Провожали с Белорусского вокзала. Около всех уезжавших мхатовцев — Качалова, Луженого, Леонидова, Книппер-Чеховой, Москвина и других — были свои группы провожающих.
Мы, молодежь осиротевшей Третьей студии MXAT (весной скончался Вахтангов), собрались возле Станиславского. Он посматривал на нас тревожными глазами, перекидывался отрывочными фразами, а потом сказал:
— Больше всего беспокоюсь за вас, студию покойного Евгения Богратионовича. Вы остаетесь без МХАТ, совсем одни. Если что понадобится, обращайтесь прямо к Владимиру Ивановичу. Мы с ним вчера много говорили о вас. Народ вы талантливый, смелый, нужно к этим прекрасным качествам прибавить трудолюбие и выдержку. Насколько я знаю, у вас в студии круговая, крепкая дружба — это очень важно, это самое драгоценное из наследства Вахтангова. Эх, не хочется мне уезжать, да ничего не поделаешь… Не люблю я уезжать из России. Ну, вернемся, тогда поговорим, может быть, поработаем вместе. Пишите мне о своей жизни, о своих планах.
Эта короткая речь была пронизана таким чистым чувством любви к молодежи, к новой поросли молодого советского театра, что у нас слезы сами собой навертывались на глаза.
Мы махали платками, шляпами, долго шли по платформе за уходящим поездом и до самого последнего мгновения видели шляпу Константина Сергеевича в поднятой в знак прощального привета руке.
Грустные, как будто потерявшие что-то свое, близкое, дорогое, расходились мы по домам в этот вечер.
«ОТЦЫ» И «ДЕТИ»
Летом 1923 года Третья студия гастролировала в Швеции и Германии. Наши гастроли пользовались большим успехом, но, вследствие валютного кризиса в Германии и катастрофического ежедневного падения марки, при необходимости продавать билеты в театр за пять дней, мы фактически получали в день спектакля одну пятую сбора и, как говорится, «прогорели» так, что не могли из Берлина двинуться в Прагу и Бухарест, как это было намечено.
Обращаться за помощью еще раз в Советское посольство нам не позволяла совесть. При выезде из Москвы нам уже была предоставлена значительная сумма в иностранной валюте, в Стокгольме мы тоже получили крупную сумму от Советского торгпредства на переезд в Германию.

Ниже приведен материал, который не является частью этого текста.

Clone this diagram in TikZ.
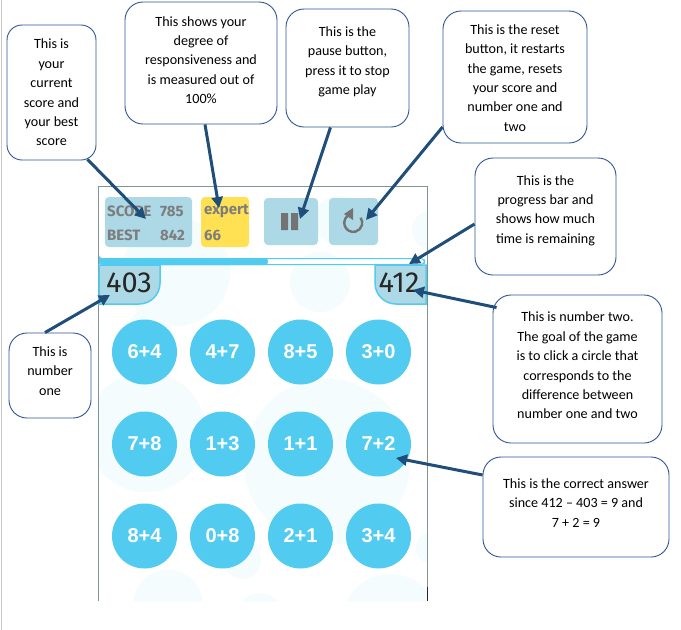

И мы одни были виноваты в том, что не сумели обеспечить себя в Берлине достаточно выгодным контрактом. Да и стыдно было за свою самоуверенность, за неуменье вести дело, за неопытность, которая привела к столь печальному концу наших с художественной стороны весьма успешных гастролей.
3
Константин Сергеевич всегда боялся за свою память, и впоследствии, когда я был уже в МХАТ и помогал ему возобновлять «Горе от ума», он вспомнил неожиданно этот вечер-концерт, меня в качестве суфлера и попросил, «когда у меня будет время», приходить на спектакль и следить за его текстом из-за кулис, хотя настоящий суфлер сидел на своем месте. Разумеется, я всегда присутствовал на этом спектакле.